#### What to do
Make an exact transcription of the material, leaving out all images.

* Start Input *

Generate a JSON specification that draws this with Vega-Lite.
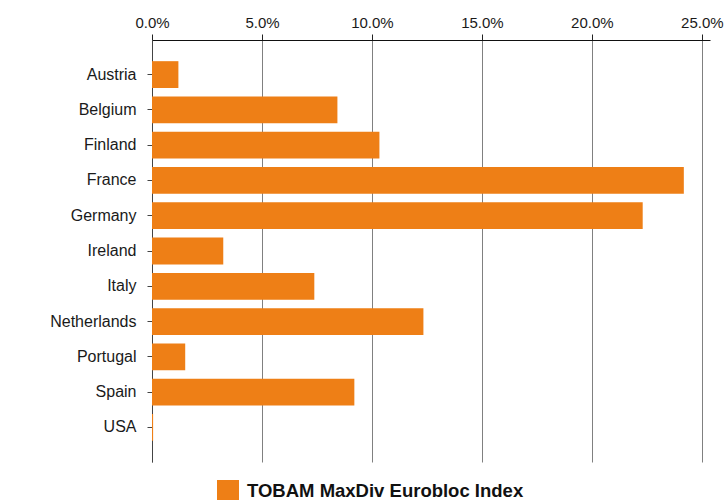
{
  "$schema": "https://vega.github.io/schema/vega-lite/v6.json",
  "autosize": {"type": "none"},
  "width": 558,
  "height": 422,
  "padding": {"left": 152, "top": 40, "right": 17, "bottom": 38},
  "background": "white",
  "config": {
    "view": {"stroke": null},
    "font": "Liberation Sans"
  },
  "data": {
    "values": [
      {"country": "Austria", "weight": 0.0120, "series": "TOBAM MaxDiv Eurobloc Index"},
      {"country": "Belgium", "weight": 0.0843, "series": "TOBAM MaxDiv Eurobloc Index"},
      {"country": "Finland", "weight": 0.1034, "series": "TOBAM MaxDiv Eurobloc Index"},
      {"country": "France", "weight": 0.2418, "series": "TOBAM MaxDiv Eurobloc Index"},
      {"country": "Germany", "weight": 0.2231, "series": "TOBAM MaxDiv Eurobloc Index"},
      {"country": "Ireland", "weight": 0.0324, "series": "TOBAM MaxDiv Eurobloc Index"},
      {"country": "Italy", "weight": 0.0738, "series": "TOBAM MaxDiv Eurobloc Index"},
      {"country": "Netherlands", "weight": 0.1234, "series": "TOBAM MaxDiv Eurobloc Index"},
      {"country": "Portugal", "weight": 0.0151, "series": "TOBAM MaxDiv Eurobloc Index"},
      {"country": "Spain", "weight": 0.0920, "series": "TOBAM MaxDiv Eurobloc Index"},
      {"country": "USA", "weight": 0.0005, "series": "TOBAM MaxDiv Eurobloc Index"}
    ]
  },
  "mark": {"type": "bar"},
  "encoding": {
    "y": {
      "field": "country",
      "type": "nominal",
      "sort": null,
      "scale": {"paddingInner": 0.24, "paddingOuter": 0.6},
      "axis": {
        "title": null,
        "labelFontSize": 16,
        "labelColor": "#1a1a1a",
        "labelPadding": 11,
        "tickSize": 5,
        "tickColor": "#444444",
        "domainColor": "#444444",
        "grid": false
      }
    },
    "x": {
      "field": "weight",
      "type": "quantitative",
      "scale": {"domain": [0, 0.2537], "nice": false},
      "axis": {
        "orient": "top",
        "title": null,
        "format": ".1%",
        "values": [0, 0.05, 0.1, 0.15, 0.2, 0.25],
        "labelFontSize": 15,
        "labelColor": "#1a1a1a",
        "labelPadding": 4,
        "tickSize": 6,
        "tickColor": "#222222",
        "domainColor": "#111111",
        "grid": true,
        "gridColor": "#808080",
        "gridOpacity": 1,
        "labelFlush": false
      }
    },
    "color": {
      "field": "series",
      "type": "nominal",
      "scale": {"range": ["#EE7F16"]},
      "legend": {
        "title": null,
        "orient": "none",
        "legendX": 65,
        "legendY": 440,
        "direction": "horizontal",
        "symbolType": "square",
        "symbolSize": 484,
        "symbolStrokeWidth": 0,
        "symbolOpacity": 1,
        "labelFontSize": 18.5,
        "labelFontWeight": "bold",
        "labelColor": "#111111",
        "labelOffset": 8,
        "labelLimit": 500
      }
    }
  }
}
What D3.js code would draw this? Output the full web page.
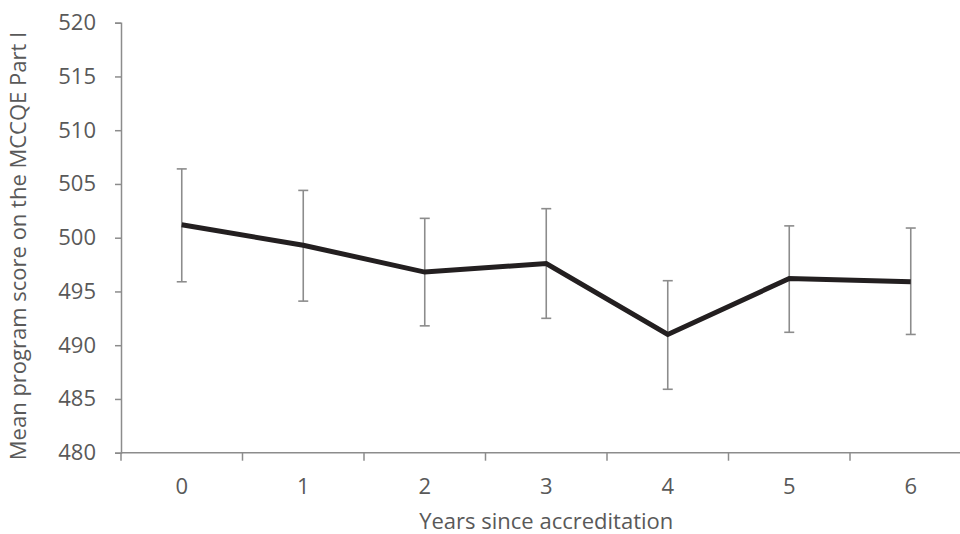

* End Input *

#### Result of the task
Generate a JSON specification that draws this with Vega-Lite.
{
  "$schema": "https://vega.github.io/schema/vega-lite/v6.json",
  "autosize": {"type": "none"},
  "width": 558,
  "height": 422,
  "padding": {"left": 152, "top": 40, "right": 17, "bottom": 38},
  "background": "white",
  "config": {
    "view": {"stroke": null},
    "font": "Liberation Sans"
  },
  "data": {
    "values": [
      {"country": "Austria", "weight": 0.0120, "series": "TOBAM MaxDiv Eurobloc Index"},
      {"country": "Belgium", "weight": 0.0843, "series": "TOBAM MaxDiv Eurobloc Index"},
      {"country": "Finland", "weight": 0.1034, "series": "TOBAM MaxDiv Eurobloc Index"},
      {"country": "France", "weight": 0.2418, "series": "TOBAM MaxDiv Eurobloc Index"},
      {"country": "Germany", "weight": 0.2231, "series": "TOBAM MaxDiv Eurobloc Index"},
      {"country": "Ireland", "weight": 0.0324, "series": "TOBAM MaxDiv Eurobloc Index"},
      {"country": "Italy", "weight": 0.0738, "series": "TOBAM MaxDiv Eurobloc Index"},
      {"country": "Netherlands", "weight": 0.1234, "series": "TOBAM MaxDiv Eurobloc Index"},
      {"country": "Portugal", "weight": 0.0151, "series": "TOBAM MaxDiv Eurobloc Index"},
      {"country": "Spain", "weight": 0.0920, "series": "TOBAM MaxDiv Eurobloc Index"},
      {"country": "USA", "weight": 0.0005, "series": "TOBAM MaxDiv Eurobloc Index"}
    ]
  },
  "mark": {"type": "bar"},
  "encoding": {
    "y": {
      "field": "country",
      "type": "nominal",
      "sort": null,
      "scale": {"paddingInner": 0.24, "paddingOuter": 0.6},
      "axis": {
        "title": null,
        "labelFontSize": 16,
        "labelColor": "#1a1a1a",
        "labelPadding": 11,
        "tickSize": 5,
        "tickColor": "#444444",
        "domainColor": "#444444",
        "grid": false
      }
    },
    "x": {
      "field": "weight",
      "type": "quantitative",
      "scale": {"domain": [0, 0.2537], "nice": false},
      "axis": {
        "orient": "top",
        "title": null,
        "format": ".1%",
        "values": [0, 0.05, 0.1, 0.15, 0.2, 0.25],
        "labelFontSize": 15,
        "labelColor": "#1a1a1a",
        "labelPadding": 4,
        "tickSize": 6,
        "tickColor": "#222222",
        "domainColor": "#111111",
        "grid": true,
        "gridColor": "#808080",
        "gridOpacity": 1,
        "labelFlush": false
      }
    },
    "color": {
      "field": "series",
      "type": "nominal",
      "scale": {"range": ["#EE7F16"]},
      "legend": {
        "title": null,
        "orient": "none",
        "legendX": 65,
        "legendY": 440,
        "direction": "horizontal",
        "symbolType": "square",
        "symbolSize": 484,
        "symbolStrokeWidth": 0,
        "symbolOpacity": 1,
        "labelFontSize": 18.5,
        "labelFontWeight": "bold",
        "labelColor": "#111111",
        "labelOffset": 8,
        "labelLimit": 500
      }
    }
  }
}
What D3.js code would draw this? Output the full web page.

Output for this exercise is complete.